Nativities From Around the Globe

Nativity scenes from more than 50 countries will be displayed at the Pope John Paul II Cultural Center, 3900 Harewood Rd. NE, today through Jan. 30. The exhibit includes a specially commissioned nativity by Italian artist Albert Finizio that shows a figure of Pope John Paul II blessing a group of dancers. Admission to the center is by donation. Visit www.jp2cc.org for more information.

Nativities from around the world also are on display through Jan. 8 in the Rare Book Library Exhibit Room at Washington National Cathedral, Wisconsin and Massachusetts avenues NW. From 11 a.m. to 12:30 p.m. Dec. 21, 22, 27 and 28, children ages 4 to 8 can make a craft at the exhibit and take it home. More information is available at www.cathedral.org.

Holiday Treats for Your Ears

Many area churches will hold Christmas concerts and pageants. Among the events that are free or almost free:

* "Born to Die," a Christmas cantata by composer Glenn Burleigh that critics have described as a fusion of gospel, jazz and classical music styles, will be performed at 6 p.m. Dec. 10 at Shiloh Baptist Church, 1500 Ninth St. NW. The concert will feature, among other performers, the choirs from Eastern, Woodson and Oxon Hill high schools. Admission is free, and an offering will be taken. Call 202-265-4305 for more information.

* "The Living Christmas Tree," a Broadway-style production featuring a 75-voice choir standing in the shape of a 30-foot Christmas tree, will be presented at Riverdale Baptist Church, 1177 Largo Rd. in Upper Marlboro, at 2:30 p.m. today, Dec. 10 and 11 and at 7:30 p.m. Friday and Dec. 10. Tickets are $10. Call 301-249-9111 or visit www.thetreeindc.com.

* "Four Tickets to Christmas," a musical set in 1905 in northern Ohio, will be performed at Columbia Baptist Church, 103 W. Columbia St. in Falls Church, at 7:30 p.m. Friday and Dec. 10 and 11. Tickets are free and available at the church during business hours. Visit www.columbiabaptist.org or call 703-534-5700 for more information.

Holiday Treats for Your Vocal Cords

Those who prefer to do their own singing have several options. The Church of Jesus Christ of Latter-day Saints will hold a free singalong of Handel's "Messiah" at two locations today: at 4100 St. Johns Lane in Ellicott City at 6 p.m., and at 10000 Stoneybrook Dr. in Kensington at 6:30 p.m. No experience is necessary, and scores will be provided.

John Bell, a composer, musician and ordained minister in the Church of Scotland, will lead a free workshop in hymn singing at 7 p.m. Thursday at Washington National Cathedral. People of all musical abilities are invited. Visit www.cathedral.org.

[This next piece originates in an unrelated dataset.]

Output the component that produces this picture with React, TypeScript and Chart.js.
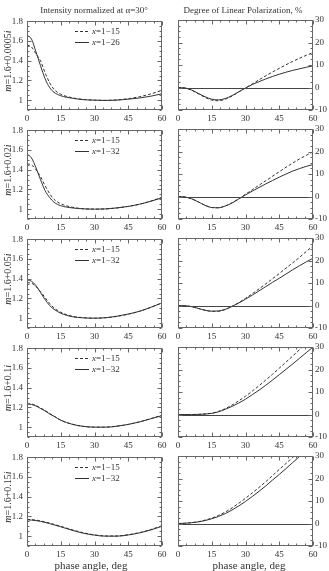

Or go to a Hanukkah song-sharing session for song leaders at 7 p.m. Wednesday at the Sixth and I Historic Synagogue, 601 I St. NW. More information can be found at www.sixthandi.org.

Multi-Faith Community Service Day

The District of Columbia Jewish Community Center will hold its annual community service day Dec. 25. Volunteers are needed for a variety of service projects at 60 sites across the District, including painting of homeless shelters, hospitals and schools; serving meals to the homeless; and visiting seniors and children at hospitals.

With the first night of Hanukkah coinciding with Christmas this year, the center is making a special appeal for people of other faiths to join in the day of service. To register online, visit www.dcjcc.org. Call 202-518-9400, Ext. 565, for more details.

Another Dec. 25 volunteer opportunity is providing Christmas dinner to the needy at the Basilica of the National Shrine of the Immaculate Conception, 400 Michigan Ave. NE. The meals will be served in the shrine's dining room. Volunteers also are needed to prepare and deliver meals to homes in the District and Montgomery and Prince George's counties. Visit www.nationalshrine.com.

Catholicism's Interfaith Relations

This year marks the 40th anniversary of Nostra Aetate, a declaration about the Catholic Church's relationship to non-Christian religions that was ratified by the Second Vatican Council in 1965. The document condemned anti-Semitism and repudiated the centuries-old charge that Jews were responsible for the death of Jesus.

The U.S. Holocaust Memorial Museum will hold a panel discussion from 3 to 5 p.m. Wednesday to discuss the interfaith efforts that laid the foundation for the document, and the declaration's lasting legacy on interfaith relations. The free event will take place in the museum's Helena Rubinstein Auditorium. For more information, visit www.ushmm.org.

-- Compiled from staff reports

Images from the Cathedral exhibit also can be found in the Episcopal Diocese's 2005 calendar, at www.edow.org.